__GOAL__: Retype every line from the start of the data down to and including the line with "plt.rcParams['font.family'] = ['Lato', 'DejaVu". Skip the pictures.

--

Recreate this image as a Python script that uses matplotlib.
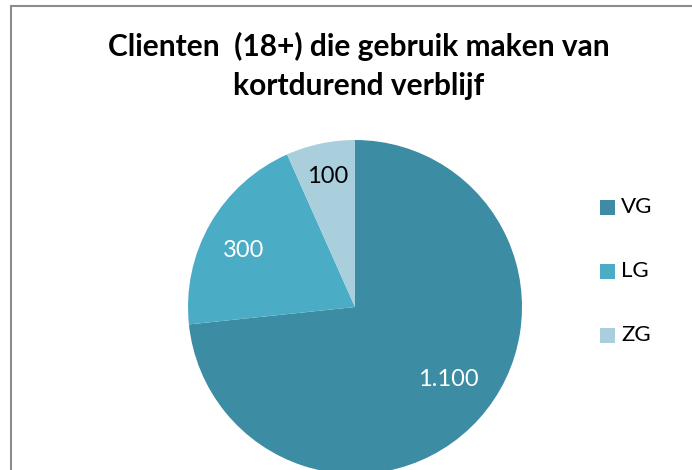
import matplotlib
matplotlib.use("Agg")
import matplotlib.pyplot as plt
from matplotlib.patches import Rectangle
import numpy as np

categories = ["VG", "LG", "ZG"]
values = [1100, 300, 100]
value_labels = ["1.100", "300", "100"]
colors = ["#3C8CA3", "#4BACC6", "#A9CFDD"]
label_colors = ["white", "white", "black"]
title_lines = ["Clienten  (18+) die gebruik maken van", "kortdurend verblijf"]

W, H = 692, 470
fig = plt.figure(figsize=(W / 100, H / 100), dpi=100)
plt.rcParams['font.family'] = ['Lato', 'DejaVu Sans']

# outer chart border
fig.patches.append(Rectangle((11.5 / W, -0.1), 1.1, (H - 5.5) / H + 0.1,
                             transform=fig.transFigure, fill=False,
                             edgecolor="#8C8C8C", linewidth=1.5))

# pie axes: radius ~167 px, center at (355, 307)
cx, cy, r = 355, 307, 167
ax = fig.add_axes([(cx - r) / W, (H - cy - r) / H, 2 * r / W, 2 * r / H])
wedges, texts = ax.pie(values, colors=colors, startangle=90, counterclock=False,
                       radius=1, wedgeprops=dict(linewidth=0))
for i, w in enumerate(wedges):
    ang = np.deg2rad((w.theta1 + w.theta2) / 2 + [4, 3, 0][i])
    d = [0.71, 0.75, 0.80][i]
    ax.text(d * np.cos(ang), d * np.sin(ang), value_labels[i], ha="center",
            va="center", color=label_colors[i], fontsize=17)
ax.set_xlim(-1, 1)
ax.set_ylim(-1, 1)
ax.set_aspect("equal")
ax.axis("off")

for line, base in zip(title_lines, [56, 95]):
    fig.text(359 / W, 1 - base / H, line, ha="center", va="baseline",
             fontsize=21.5, fontweight="bold")

# legend
leg_y = [207, 271, 335]
for cat, col, y in zip(categories, colors, leg_y):
    fig.patches.append(Rectangle((600 / W, 1 - (y + 7.5) / H), 15 / W, 15 / H,
                                 transform=fig.transFigure, facecolor=col,
                                 edgecolor="none"))
    fig.text(621 / W, 1 - y / H, cat, ha="left", va="center", fontsize=16)

fig.savefig("out.png", dpi=100)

--

__SOLUTION TO THIS PROBLEM__:
Recreate this image as a Python script that uses matplotlib.
import matplotlib
matplotlib.use("Agg")
import matplotlib.pyplot as plt
from matplotlib.patches import Rectangle
import numpy as np

categories = ["VG", "LG", "ZG"]
values = [1100, 300, 100]
value_labels = ["1.100", "300", "100"]
colors = ["#3C8CA3", "#4BACC6", "#A9CFDD"]
label_colors = ["white", "white", "black"]
title_lines = ["Clienten  (18+) die gebruik maken van", "kortdurend verblijf"]

W, H = 692, 470
fig = plt.figure(figsize=(W / 100, H / 100), dpi=100)
plt.rcParams['font.family'] = ['Lato', 'DejaVu Sans']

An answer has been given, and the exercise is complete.